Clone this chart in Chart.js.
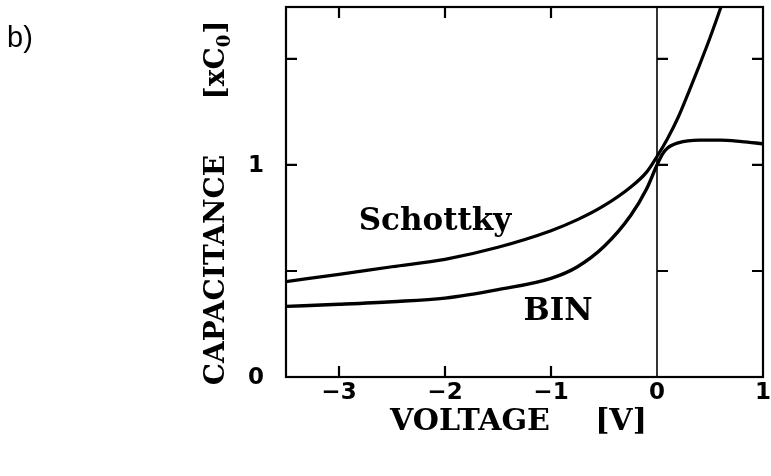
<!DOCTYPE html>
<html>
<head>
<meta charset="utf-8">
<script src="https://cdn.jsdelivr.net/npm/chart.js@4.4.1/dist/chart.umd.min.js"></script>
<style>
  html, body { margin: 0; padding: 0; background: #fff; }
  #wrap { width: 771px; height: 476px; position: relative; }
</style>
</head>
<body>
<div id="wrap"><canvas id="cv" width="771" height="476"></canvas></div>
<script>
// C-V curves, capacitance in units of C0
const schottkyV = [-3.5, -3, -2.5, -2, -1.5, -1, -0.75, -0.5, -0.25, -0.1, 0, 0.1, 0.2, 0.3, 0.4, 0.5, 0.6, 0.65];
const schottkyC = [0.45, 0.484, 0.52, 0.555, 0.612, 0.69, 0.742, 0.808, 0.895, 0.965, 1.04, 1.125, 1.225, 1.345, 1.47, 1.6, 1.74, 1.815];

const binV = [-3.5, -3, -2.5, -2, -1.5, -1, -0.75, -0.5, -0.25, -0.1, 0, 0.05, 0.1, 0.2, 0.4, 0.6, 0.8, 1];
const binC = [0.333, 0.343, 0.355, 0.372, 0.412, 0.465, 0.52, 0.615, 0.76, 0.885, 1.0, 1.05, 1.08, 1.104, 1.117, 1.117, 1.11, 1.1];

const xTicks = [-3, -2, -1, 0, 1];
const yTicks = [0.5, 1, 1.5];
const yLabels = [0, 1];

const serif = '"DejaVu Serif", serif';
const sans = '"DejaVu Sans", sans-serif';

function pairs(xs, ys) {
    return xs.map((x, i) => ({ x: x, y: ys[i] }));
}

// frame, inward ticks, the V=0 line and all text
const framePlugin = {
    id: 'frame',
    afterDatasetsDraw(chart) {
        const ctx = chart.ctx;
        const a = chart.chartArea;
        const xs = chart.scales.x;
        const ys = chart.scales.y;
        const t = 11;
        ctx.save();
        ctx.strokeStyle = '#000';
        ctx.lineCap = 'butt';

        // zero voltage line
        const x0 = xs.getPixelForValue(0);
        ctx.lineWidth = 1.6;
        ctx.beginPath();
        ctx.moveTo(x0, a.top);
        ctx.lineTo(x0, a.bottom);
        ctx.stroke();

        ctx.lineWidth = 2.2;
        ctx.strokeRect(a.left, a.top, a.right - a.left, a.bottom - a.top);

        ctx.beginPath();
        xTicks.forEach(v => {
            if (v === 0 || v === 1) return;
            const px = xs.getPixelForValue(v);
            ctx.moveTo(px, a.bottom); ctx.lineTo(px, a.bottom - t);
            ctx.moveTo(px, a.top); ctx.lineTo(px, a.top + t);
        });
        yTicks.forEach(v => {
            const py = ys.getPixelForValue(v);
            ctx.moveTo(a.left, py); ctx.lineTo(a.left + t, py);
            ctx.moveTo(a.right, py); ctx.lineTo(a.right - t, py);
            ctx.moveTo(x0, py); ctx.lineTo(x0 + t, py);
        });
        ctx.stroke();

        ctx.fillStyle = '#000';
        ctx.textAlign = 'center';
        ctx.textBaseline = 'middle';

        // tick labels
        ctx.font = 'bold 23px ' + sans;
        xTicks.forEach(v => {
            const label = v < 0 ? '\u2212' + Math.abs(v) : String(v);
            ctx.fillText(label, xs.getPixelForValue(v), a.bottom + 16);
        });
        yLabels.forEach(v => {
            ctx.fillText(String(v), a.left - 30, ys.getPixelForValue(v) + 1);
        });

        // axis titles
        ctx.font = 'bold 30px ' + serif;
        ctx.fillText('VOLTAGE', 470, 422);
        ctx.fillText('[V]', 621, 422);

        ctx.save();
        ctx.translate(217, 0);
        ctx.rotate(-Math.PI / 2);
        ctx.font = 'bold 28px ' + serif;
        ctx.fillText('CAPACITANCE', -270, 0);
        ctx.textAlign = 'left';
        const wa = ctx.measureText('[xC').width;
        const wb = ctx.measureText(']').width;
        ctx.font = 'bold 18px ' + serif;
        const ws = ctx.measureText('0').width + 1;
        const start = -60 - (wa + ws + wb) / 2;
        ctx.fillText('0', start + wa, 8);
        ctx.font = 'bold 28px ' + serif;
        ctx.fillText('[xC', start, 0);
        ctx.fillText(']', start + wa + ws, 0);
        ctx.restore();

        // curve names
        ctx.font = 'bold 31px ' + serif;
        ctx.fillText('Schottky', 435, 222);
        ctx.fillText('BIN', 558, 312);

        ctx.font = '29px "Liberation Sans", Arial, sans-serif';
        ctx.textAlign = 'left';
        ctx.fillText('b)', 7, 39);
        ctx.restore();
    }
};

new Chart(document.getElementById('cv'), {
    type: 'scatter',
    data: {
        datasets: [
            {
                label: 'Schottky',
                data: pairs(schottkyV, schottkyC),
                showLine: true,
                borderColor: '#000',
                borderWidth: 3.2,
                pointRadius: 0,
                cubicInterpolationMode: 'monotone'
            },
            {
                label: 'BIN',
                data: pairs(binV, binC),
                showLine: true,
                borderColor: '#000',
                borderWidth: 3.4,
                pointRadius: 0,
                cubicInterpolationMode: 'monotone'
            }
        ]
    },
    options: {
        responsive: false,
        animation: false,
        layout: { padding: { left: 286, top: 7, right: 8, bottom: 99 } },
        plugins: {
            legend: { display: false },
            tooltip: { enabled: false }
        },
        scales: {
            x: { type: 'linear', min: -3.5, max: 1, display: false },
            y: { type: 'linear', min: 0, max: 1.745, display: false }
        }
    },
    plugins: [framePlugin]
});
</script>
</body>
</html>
=======
## EXERCISE
Reproduce the listing exactly. Leave its pictures out.

## FULL SOLUTION
Clone this chart in Chart.js.
<!DOCTYPE html>
<html>
<head>
<meta charset="utf-8">
<script src="https://cdn.jsdelivr.net/npm/chart.js@4.4.1/dist/chart.umd.min.js"></script>
<style>
  html, body { margin: 0; padding: 0; background: #fff; }
  #wrap { width: 771px; height: 476px; position: relative; }
</style>
</head>
<body>
<div id="wrap"><canvas id="cv" width="771" height="476"></canvas></div>
<script>
// C-V curves, capacitance in units of C0
const schottkyV = [-3.5, -3, -2.5, -2, -1.5, -1, -0.75, -0.5, -0.25, -0.1, 0, 0.1, 0.2, 0.3, 0.4, 0.5, 0.6, 0.65];
const schottkyC = [0.45, 0.484, 0.52, 0.555, 0.612, 0.69, 0.742, 0.808, 0.895, 0.965, 1.04, 1.125, 1.225, 1.345, 1.47, 1.6, 1.74, 1.815];

const binV = [-3.5, -3, -2.5, -2, -1.5, -1, -0.75, -0.5, -0.25, -0.1, 0, 0.05, 0.1, 0.2, 0.4, 0.6, 0.8, 1];
const binC = [0.333, 0.343, 0.355, 0.372, 0.412, 0.465, 0.52, 0.615, 0.76, 0.885, 1.0, 1.05, 1.08, 1.104, 1.117, 1.117, 1.11, 1.1];

const xTicks = [-3, -2, -1, 0, 1];
const yTicks = [0.5, 1, 1.5];
const yLabels = [0, 1];

const serif = '"DejaVu Serif", serif';
const sans = '"DejaVu Sans", sans-serif';

function pairs(xs, ys) {
    return xs.map((x, i) => ({ x: x, y: ys[i] }));
}

// frame, inward ticks, the V=0 line and all text
const framePlugin = {
    id: 'frame',
    afterDatasetsDraw(chart) {
        const ctx = chart.ctx;
        const a = chart.chartArea;
        const xs = chart.scales.x;
        const ys = chart.scales.y;
        const t = 11;
        ctx.save();
        ctx.strokeStyle = '#000';
        ctx.lineCap = 'butt';

        // zero voltage line
        const x0 = xs.getPixelForValue(0);
        ctx.lineWidth = 1.6;
        ctx.beginPath();
        ctx.moveTo(x0, a.top);
        ctx.lineTo(x0, a.bottom);
        ctx.stroke();

        ctx.lineWidth = 2.2;
        ctx.strokeRect(a.left, a.top, a.right - a.left, a.bottom - a.top);

        ctx.beginPath();
        xTicks.forEach(v => {
            if (v === 0 || v === 1) return;
            const px = xs.getPixelForValue(v);
            ctx.moveTo(px, a.bottom); ctx.lineTo(px, a.bottom - t);
            ctx.moveTo(px, a.top); ctx.lineTo(px, a.top + t);
        });
        yTicks.forEach(v => {
            const py = ys.getPixelForValue(v);
            ctx.moveTo(a.left, py); ctx.lineTo(a.left + t, py);
            ctx.moveTo(a.right, py); ctx.lineTo(a.right - t, py);
            ctx.moveTo(x0, py); ctx.lineTo(x0 + t, py);
        });
        ctx.stroke();

        ctx.fillStyle = '#000';
        ctx.textAlign = 'center';
        ctx.textBaseline = 'middle';

        // tick labels
        ctx.font = 'bold 23px ' + sans;
        xTicks.forEach(v => {
            const label = v < 0 ? '\u2212' + Math.abs(v) : String(v);
            ctx.fillText(label, xs.getPixelForValue(v), a.bottom + 16);
        });
        yLabels.forEach(v => {
            ctx.fillText(String(v), a.left - 30, ys.getPixelForValue(v) + 1);
        });

        // axis titles
        ctx.font = 'bold 30px ' + serif;
        ctx.fillText('VOLTAGE', 470, 422);
        ctx.fillText('[V]', 621, 422);

        ctx.save();
        ctx.translate(217, 0);
        ctx.rotate(-Math.PI / 2);
        ctx.font = 'bold 28px ' + serif;
        ctx.fillText('CAPACITANCE', -270, 0);
        ctx.textAlign = 'left';
        const wa = ctx.measureText('[xC').width;
        const wb = ctx.measureText(']').width;
        ctx.font = 'bold 18px ' + serif;
        const ws = ctx.measureText('0').width + 1;
        const start = -60 - (wa + ws + wb) / 2;
        ctx.fillText('0', start + wa, 8);
        ctx.font = 'bold 28px ' + serif;
        ctx.fillText('[xC', start, 0);
        ctx.fillText(']', start + wa + ws, 0);
        ctx.restore();

        // curve names
        ctx.font = 'bold 31px ' + serif;
        ctx.fillText('Schottky', 435, 222);
        ctx.fillText('BIN', 558, 312);

        ctx.font = '29px "Liberation Sans", Arial, sans-serif';
        ctx.textAlign = 'left';
        ctx.fillText('b)', 7, 39);
        ctx.restore();
    }
};

new Chart(document.getElementById('cv'), {
    type: 'scatter',
    data: {
        datasets: [
            {
                label: 'Schottky',
                data: pairs(schottkyV, schottkyC),
                showLine: true,
                borderColor: '#000',
                borderWidth: 3.2,
                pointRadius: 0,
                cubicInterpolationMode: 'monotone'
            },
            {
                label: 'BIN',
                data: pairs(binV, binC),
                showLine: true,
                borderColor: '#000',
                borderWidth: 3.4,
                pointRadius: 0,
                cubicInterpolationMode: 'monotone'
            }
        ]
    },
    options: {
        responsive: false,
        animation: false,
        layout: { padding: { left: 286, top: 7, right: 8, bottom: 99 } },
        plugins: {
            legend: { display: false },
            tooltip: { enabled: false }
        },
        scales: {
            x: { type: 'linear', min: -3.5, max: 1, display: false },
            y: { type: 'linear', min: 0, max: 1.745, display: false }
        }
    },
    plugins: [framePlugin]
});
</script>
</body>
</html>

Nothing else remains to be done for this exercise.